— BEGIN Supplied material —
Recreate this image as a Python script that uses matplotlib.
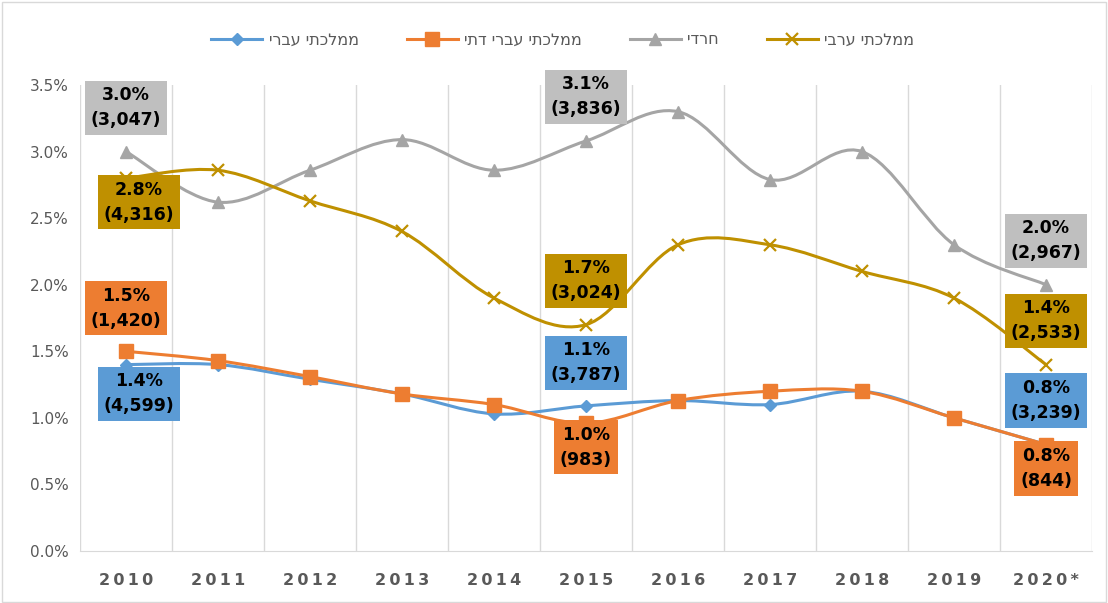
import matplotlib.pyplot as plt
from matplotlib.path import Path
from matplotlib.patches import PathPatch, Rectangle
from matplotlib.lines import Line2D

plt.rcParams["font.family"] = ["DejaVu Sans"]

years = ["2010", "2011", "2012", "2013", "2014", "2015", "2016", "2017", "2018", "2019", "2020*"]

# ממלכתי עברי / ממלכתי עברי דתי / חרדי / ממלכתי ערבי  (percent)
mamlachti = [1.40, 1.40, 1.29, 1.18, 1.03, 1.09, 1.13, 1.10, 1.20, 1.00, 0.80]
mamlachti_dati = [1.50, 1.43, 1.31, 1.18, 1.10, 0.96, 1.13, 1.20, 1.20, 1.00, 0.80]
haredi = [3.00, 2.62, 2.86, 3.09, 2.86, 3.08, 3.30, 2.79, 3.00, 2.30, 2.00]
aravi = [2.80, 2.86, 2.63, 2.40, 1.90, 1.70, 2.30, 2.30, 2.10, 1.90, 1.40]

# counts shown in the labels for 2010, 2015, 2020
label_idx = [0, 5, 10]
cnt_mamlachti = [4599, 3787, 3239]
cnt_dati = [1420, 983, 844]
cnt_haredi = [3047, 3836, 2967]
cnt_aravi = [4316, 3024, 2533]

names = ["ממלכתי עברי", "ממלכתי עברי דתי", "חרדי", "ממלכתי ערבי"]
colors = ["#5B9BD5", "#ED7D31", "#A5A5A5", "#BF9000"]
box_colors = ["#5B9BD5", "#ED7D31", "#BFBFBF", "#BF9000"]
markers = ["D", "s", "^", "x"]
msizes = [6.5, 10, 9, 9]


def heb(s):
    # matplotlib has no bidi support, so flip the Hebrew text
    return s[::-1]


def smooth_path(xs, ys):
    # Excel-like smoothed line: Catmull-Rom as cubic bezier segments
    verts = [(xs[0], ys[0])]
    codes = [Path.MOVETO]
    n = len(xs)
    for i in range(n - 1):
        x0, y0 = (xs[i - 1], ys[i - 1]) if i > 0 else (xs[i], ys[i])
        x1, y1 = xs[i], ys[i]
        x2, y2 = xs[i + 1], ys[i + 1]
        x3, y3 = (xs[i + 2], ys[i + 2]) if i + 2 < n else (x2, y2)
        c1 = (x1 + (x2 - x0) / 6, y1 + (y2 - y0) / 6)
        c2 = (x2 - (x3 - x1) / 6, y2 - (y3 - y1) / 6)
        verts += [c1, c2, (x2, y2)]
        codes += [Path.CURVE4] * 3
    return Path(verts, codes)


fig = plt.figure(figsize=(11.08, 6.03), dpi=100)
ax = fig.add_axes([0.0722, 0.0862, 0.9134, 0.7728])
fig.patches.append(Rectangle((0.002, 0.002), 0.996, 0.995, transform=fig.transFigure,
                             fill=False, edgecolor="#D9D9D9", linewidth=1))

x = list(range(len(years)))
series = [mamlachti, mamlachti_dati, haredi, aravi]
counts = [cnt_mamlachti, cnt_dati, cnt_haredi, cnt_aravi]

handles = []
for k, vals in enumerate(series):
    ax.add_patch(PathPatch(smooth_path(x, vals), facecolor="none", edgecolor=colors[k],
                           linewidth=2.2, zorder=2 + k))
    mew = 1.6 if markers[k] == "x" else 1
    ax.plot(x, vals, linestyle="none", marker=markers[k], markersize=msizes[k],
            color=colors[k], markeredgewidth=mew, zorder=2 + k)
    handles.append(Line2D([], [], color=colors[k], linewidth=2.2, marker=markers[k],
                          markersize=msizes[k], markeredgewidth=mew))

# label offsets in pixels (dx, dy) for 2010, 2015, 2020
offsets = [
    [(13, -29), (0, 43), (0, 44)],    # blue
    [(0, 43), (0, -24), (0, -24)],    # orange
    [(0, 44), (0, 44), (0, 44)],      # gray
    [(13, -24), (0, 44), (0, 44)],    # gold
]
for k in range(4):
    for j, i in enumerate(label_idx):
        txt = "%.1f%%\n(%s)" % (series[k][i], format(counts[k][j], ","))
        ax.annotate(txt, (x[i], series[k][i]), xytext=offsets[k][j], textcoords="offset pixels",
                    ha="center", va="center", fontsize=12.5, fontweight="bold", color="black",
                    linespacing=1.5, zorder=10,
                    bbox=dict(boxstyle="square,pad=0.32", facecolor=box_colors[k], edgecolor="none"))

ax.set_xlim(-0.5, len(years) - 0.5)
ax.set_ylim(0, 3.5)
ax.set_yticks([0, 0.5, 1.0, 1.5, 2.0, 2.5, 3.0, 3.5])
ax.set_yticklabels(["%.1f%%" % v for v in [0, 0.5, 1.0, 1.5, 2.0, 2.5, 3.0, 3.5]],
                   fontsize=11, color="#595959")
ax.set_xticks(x)
ax.set_xticklabels(["\u2009".join(y) for y in years], fontsize=11.5, fontweight="bold",
                   color="#595959")
ax.tick_params(axis="both", length=0)
ax.tick_params(axis="x", pad=16)
ax.tick_params(axis="y", pad=8)

for b in range(len(years) + 1):
    ax.axvline(b - 0.5, color="#D9D9D9", linewidth=1, zorder=1)
for side in ["top", "right", "left"]:
    ax.spines[side].set_visible(False)
ax.spines["bottom"].set_color("#D9D9D9")

leg = fig.legend(handles, [heb(n) for n in names], loc="center", bbox_to_anchor=(0.508, 0.934),
                 ncol=4, frameon=False, fontsize=11.5, handlelength=3.2, columnspacing=3.0,
                 handletextpad=0.4)
for t in leg.get_texts():
    t.set_color("#595959")

fig.savefig("out.png", dpi=100)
— END Supplied material —
Objective ->
From the listing above, return each line with the word "matplotlib".

Response to this task ->
Recreate this image as a Python script that uses matplotlib.
import matplotlib.pyplot as plt
from matplotlib.path import Path
from matplotlib.patches import PathPatch, Rectangle
from matplotlib.lines import Line2D
    # matplotlib has no bidi support, so flip the Hebrew text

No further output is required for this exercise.